Look for the line containing "Output the Python" and the line containing "df = pd.DataFrame(rows)" in the entries below. Copy those two and all lines between them exactly, leaving out pictures.

> _Given data_
○ ○ ○ ○ ○

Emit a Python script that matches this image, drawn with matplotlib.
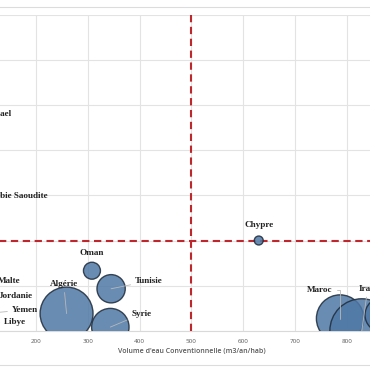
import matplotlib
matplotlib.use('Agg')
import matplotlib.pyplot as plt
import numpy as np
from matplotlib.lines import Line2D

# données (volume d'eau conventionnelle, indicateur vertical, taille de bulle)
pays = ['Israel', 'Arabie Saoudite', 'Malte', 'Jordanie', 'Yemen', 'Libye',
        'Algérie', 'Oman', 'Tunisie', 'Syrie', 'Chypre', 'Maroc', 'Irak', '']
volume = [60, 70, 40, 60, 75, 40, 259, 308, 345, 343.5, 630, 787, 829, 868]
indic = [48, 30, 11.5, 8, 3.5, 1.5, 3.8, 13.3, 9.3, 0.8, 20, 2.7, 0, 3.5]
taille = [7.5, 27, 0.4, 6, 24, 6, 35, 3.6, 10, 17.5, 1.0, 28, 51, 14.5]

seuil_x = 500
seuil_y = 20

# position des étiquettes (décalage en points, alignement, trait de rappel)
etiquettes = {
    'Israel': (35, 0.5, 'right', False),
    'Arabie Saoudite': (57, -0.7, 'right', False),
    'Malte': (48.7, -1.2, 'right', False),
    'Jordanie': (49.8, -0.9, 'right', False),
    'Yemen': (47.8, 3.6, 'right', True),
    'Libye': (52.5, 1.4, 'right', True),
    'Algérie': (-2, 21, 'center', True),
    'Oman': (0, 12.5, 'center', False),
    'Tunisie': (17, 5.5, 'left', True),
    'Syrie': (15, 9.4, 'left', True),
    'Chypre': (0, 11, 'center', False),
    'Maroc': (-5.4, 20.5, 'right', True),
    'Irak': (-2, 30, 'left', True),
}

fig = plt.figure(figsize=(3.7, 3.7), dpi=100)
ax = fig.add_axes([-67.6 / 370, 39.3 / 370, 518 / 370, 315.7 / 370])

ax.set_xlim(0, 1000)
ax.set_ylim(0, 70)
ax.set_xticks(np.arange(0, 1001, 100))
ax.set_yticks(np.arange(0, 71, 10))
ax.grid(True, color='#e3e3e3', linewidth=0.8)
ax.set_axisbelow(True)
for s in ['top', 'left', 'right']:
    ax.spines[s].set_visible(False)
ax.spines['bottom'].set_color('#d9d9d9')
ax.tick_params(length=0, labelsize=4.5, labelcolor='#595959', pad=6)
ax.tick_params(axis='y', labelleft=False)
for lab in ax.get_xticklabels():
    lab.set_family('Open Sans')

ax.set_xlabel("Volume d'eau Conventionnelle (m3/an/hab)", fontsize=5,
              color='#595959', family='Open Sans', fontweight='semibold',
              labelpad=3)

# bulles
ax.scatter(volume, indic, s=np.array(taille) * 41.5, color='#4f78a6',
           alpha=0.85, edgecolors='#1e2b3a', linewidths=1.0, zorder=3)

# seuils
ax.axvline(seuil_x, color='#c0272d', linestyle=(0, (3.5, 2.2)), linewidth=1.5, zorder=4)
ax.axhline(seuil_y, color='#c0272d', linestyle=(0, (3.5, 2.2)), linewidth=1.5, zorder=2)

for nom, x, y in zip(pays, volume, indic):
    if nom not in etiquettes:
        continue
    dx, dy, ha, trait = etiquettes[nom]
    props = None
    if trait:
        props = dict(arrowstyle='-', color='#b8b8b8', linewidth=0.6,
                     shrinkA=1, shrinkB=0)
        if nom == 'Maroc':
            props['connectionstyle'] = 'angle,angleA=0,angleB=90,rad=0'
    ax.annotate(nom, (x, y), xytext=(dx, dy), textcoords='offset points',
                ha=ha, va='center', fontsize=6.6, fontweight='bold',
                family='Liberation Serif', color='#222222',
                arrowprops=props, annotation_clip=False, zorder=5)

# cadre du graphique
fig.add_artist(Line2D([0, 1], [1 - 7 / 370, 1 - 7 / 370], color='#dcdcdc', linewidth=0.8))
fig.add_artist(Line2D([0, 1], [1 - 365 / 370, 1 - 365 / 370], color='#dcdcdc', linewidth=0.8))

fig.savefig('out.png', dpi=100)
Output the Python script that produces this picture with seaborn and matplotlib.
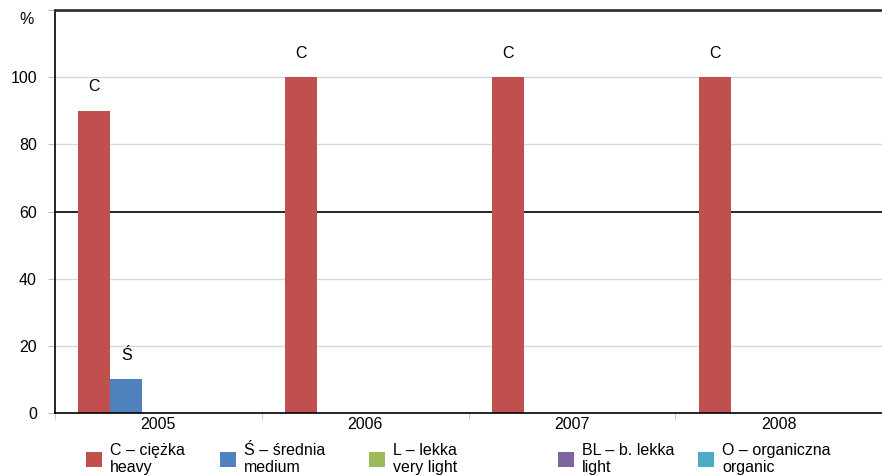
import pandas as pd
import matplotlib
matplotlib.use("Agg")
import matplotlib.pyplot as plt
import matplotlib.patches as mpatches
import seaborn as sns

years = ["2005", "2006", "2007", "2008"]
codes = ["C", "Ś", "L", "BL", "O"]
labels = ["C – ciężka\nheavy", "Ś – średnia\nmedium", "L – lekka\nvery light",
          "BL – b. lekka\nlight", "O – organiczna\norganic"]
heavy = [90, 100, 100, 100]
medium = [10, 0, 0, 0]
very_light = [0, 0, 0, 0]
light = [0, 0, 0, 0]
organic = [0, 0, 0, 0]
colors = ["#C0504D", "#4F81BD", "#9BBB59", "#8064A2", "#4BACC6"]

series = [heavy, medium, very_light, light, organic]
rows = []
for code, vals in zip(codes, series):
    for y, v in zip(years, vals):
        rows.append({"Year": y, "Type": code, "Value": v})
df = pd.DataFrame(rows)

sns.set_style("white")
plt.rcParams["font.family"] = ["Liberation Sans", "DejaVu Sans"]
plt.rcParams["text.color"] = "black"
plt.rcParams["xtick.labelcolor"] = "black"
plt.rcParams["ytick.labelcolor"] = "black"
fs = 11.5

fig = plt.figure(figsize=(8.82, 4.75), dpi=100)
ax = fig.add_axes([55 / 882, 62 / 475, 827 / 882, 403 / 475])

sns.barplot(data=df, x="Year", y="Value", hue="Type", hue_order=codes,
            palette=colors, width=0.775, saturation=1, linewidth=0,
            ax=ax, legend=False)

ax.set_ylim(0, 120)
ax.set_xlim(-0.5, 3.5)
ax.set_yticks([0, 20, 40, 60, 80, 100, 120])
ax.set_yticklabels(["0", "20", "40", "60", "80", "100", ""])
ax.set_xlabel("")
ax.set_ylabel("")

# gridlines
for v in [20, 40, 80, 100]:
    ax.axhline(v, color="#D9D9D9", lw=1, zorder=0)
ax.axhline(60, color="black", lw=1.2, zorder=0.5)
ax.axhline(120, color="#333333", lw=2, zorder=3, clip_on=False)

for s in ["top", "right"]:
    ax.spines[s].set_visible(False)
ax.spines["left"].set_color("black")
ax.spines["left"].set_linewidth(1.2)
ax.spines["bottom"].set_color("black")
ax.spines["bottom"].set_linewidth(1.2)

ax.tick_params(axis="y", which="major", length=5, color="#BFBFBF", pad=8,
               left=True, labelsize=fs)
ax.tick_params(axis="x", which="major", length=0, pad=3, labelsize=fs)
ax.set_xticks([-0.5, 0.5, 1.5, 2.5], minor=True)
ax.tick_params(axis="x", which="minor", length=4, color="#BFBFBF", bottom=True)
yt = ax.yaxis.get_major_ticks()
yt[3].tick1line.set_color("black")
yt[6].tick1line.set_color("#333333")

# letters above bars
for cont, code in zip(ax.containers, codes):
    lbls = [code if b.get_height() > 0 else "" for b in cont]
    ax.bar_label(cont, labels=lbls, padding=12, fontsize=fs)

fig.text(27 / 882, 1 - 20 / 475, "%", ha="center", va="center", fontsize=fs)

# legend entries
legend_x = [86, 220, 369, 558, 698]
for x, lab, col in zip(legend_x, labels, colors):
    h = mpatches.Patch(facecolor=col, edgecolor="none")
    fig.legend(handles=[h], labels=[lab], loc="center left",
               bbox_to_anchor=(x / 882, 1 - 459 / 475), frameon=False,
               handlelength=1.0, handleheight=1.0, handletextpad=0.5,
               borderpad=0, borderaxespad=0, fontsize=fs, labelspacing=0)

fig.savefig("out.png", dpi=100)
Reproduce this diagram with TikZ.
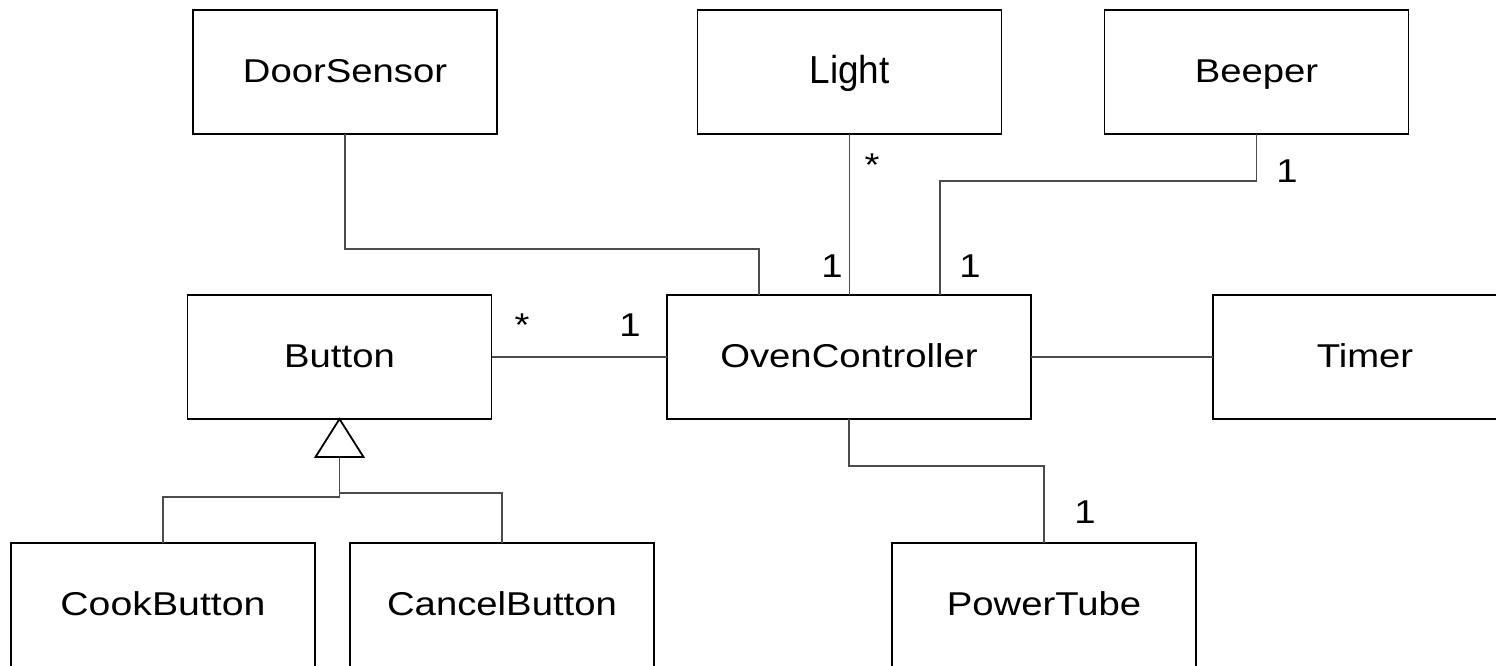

○ ○ ○ ○ ○

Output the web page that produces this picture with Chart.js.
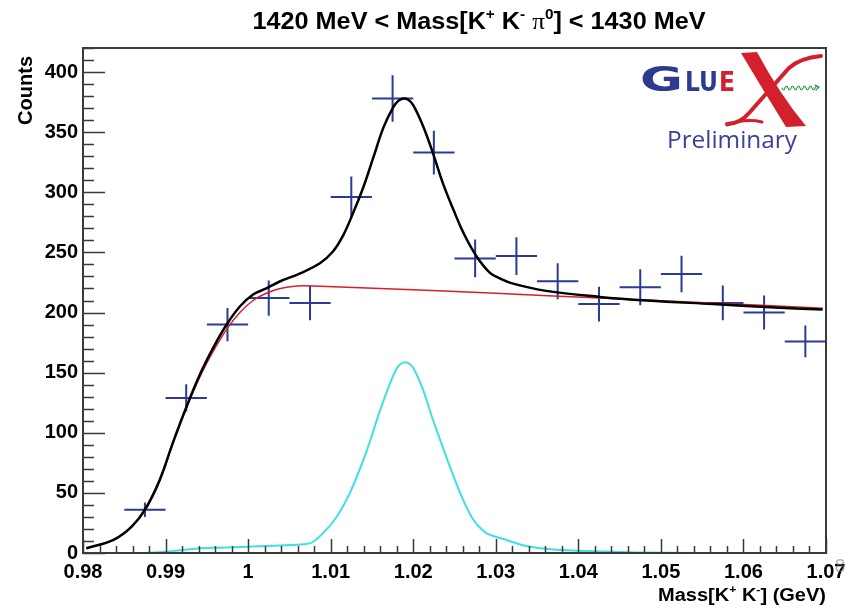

○ ○ ○ ○ ○

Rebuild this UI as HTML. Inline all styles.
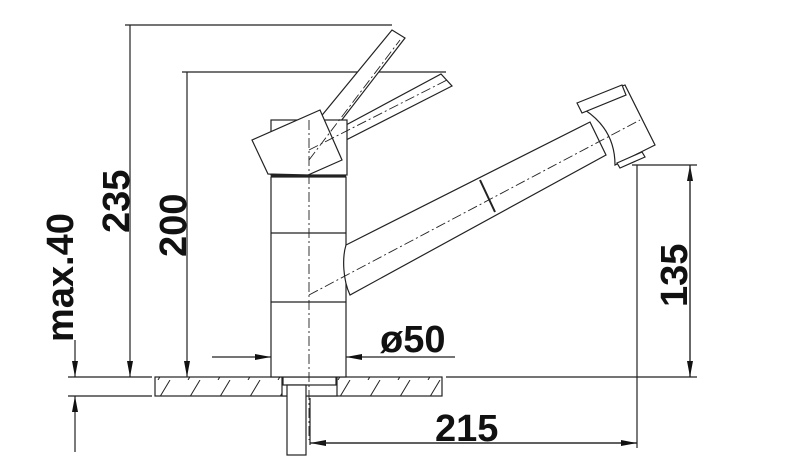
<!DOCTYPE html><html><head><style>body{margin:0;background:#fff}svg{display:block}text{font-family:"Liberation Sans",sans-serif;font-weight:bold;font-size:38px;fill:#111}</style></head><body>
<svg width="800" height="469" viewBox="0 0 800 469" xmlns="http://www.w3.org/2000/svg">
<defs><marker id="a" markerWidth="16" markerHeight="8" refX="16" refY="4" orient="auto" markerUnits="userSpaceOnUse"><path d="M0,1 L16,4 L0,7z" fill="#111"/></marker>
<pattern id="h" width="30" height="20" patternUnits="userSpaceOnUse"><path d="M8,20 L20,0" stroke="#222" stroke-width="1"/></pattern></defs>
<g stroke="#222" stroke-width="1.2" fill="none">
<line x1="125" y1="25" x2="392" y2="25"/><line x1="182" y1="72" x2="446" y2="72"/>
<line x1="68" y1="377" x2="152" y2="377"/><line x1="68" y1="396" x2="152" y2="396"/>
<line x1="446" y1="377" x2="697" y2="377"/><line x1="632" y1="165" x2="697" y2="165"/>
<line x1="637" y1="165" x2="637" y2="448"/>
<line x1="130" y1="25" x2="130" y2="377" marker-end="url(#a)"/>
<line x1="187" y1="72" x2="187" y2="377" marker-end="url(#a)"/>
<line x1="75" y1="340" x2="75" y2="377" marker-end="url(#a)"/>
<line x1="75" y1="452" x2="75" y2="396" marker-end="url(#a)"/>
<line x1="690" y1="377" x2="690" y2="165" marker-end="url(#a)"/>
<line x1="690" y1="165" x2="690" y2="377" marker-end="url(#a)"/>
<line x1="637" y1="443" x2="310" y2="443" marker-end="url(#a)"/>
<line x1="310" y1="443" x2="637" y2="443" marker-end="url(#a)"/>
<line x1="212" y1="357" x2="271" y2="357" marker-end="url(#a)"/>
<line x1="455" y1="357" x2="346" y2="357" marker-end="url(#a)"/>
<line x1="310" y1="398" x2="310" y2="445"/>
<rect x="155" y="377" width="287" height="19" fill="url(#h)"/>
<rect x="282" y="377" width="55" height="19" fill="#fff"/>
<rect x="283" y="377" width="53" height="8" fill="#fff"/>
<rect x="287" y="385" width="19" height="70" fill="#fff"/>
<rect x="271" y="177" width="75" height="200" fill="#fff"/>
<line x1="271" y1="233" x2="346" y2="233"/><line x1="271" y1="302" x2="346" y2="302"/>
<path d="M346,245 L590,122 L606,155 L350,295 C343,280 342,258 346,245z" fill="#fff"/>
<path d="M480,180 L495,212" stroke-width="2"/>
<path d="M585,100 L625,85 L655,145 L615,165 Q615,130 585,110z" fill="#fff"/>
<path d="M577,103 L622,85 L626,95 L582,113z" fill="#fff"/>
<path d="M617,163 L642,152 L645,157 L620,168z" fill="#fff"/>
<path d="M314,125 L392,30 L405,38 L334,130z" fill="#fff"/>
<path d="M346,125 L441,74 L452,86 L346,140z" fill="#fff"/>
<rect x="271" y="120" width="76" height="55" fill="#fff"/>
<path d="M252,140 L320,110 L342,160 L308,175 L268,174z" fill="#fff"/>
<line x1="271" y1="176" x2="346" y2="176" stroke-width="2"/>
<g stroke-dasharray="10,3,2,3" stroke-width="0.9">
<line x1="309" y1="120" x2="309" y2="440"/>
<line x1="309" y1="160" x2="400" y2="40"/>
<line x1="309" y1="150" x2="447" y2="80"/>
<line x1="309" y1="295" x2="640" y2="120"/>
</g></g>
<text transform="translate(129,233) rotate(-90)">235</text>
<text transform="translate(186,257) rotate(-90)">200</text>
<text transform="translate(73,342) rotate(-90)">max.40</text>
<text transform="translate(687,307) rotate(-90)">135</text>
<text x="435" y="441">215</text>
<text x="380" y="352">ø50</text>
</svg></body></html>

○ ○ ○ ○ ○

> _Solution to the problem_
Output the Python script that produces this picture with seaborn and matplotlib.
import pandas as pd
import matplotlib
matplotlib.use("Agg")
import matplotlib.pyplot as plt
import matplotlib.patches as mpatches
import seaborn as sns

years = ["2005", "2006", "2007", "2008"]
codes = ["C", "Ś", "L", "BL", "O"]
labels = ["C – ciężka\nheavy", "Ś – średnia\nmedium", "L – lekka\nvery light",
          "BL – b. lekka\nlight", "O – organiczna\norganic"]
heavy = [90, 100, 100, 100]
medium = [10, 0, 0, 0]
very_light = [0, 0, 0, 0]
light = [0, 0, 0, 0]
organic = [0, 0, 0, 0]
colors = ["#C0504D", "#4F81BD", "#9BBB59", "#8064A2", "#4BACC6"]

series = [heavy, medium, very_light, light, organic]
rows = []
for code, vals in zip(codes, series):
    for y, v in zip(years, vals):
        rows.append({"Year": y, "Type": code, "Value": v})
df = pd.DataFrame(rows)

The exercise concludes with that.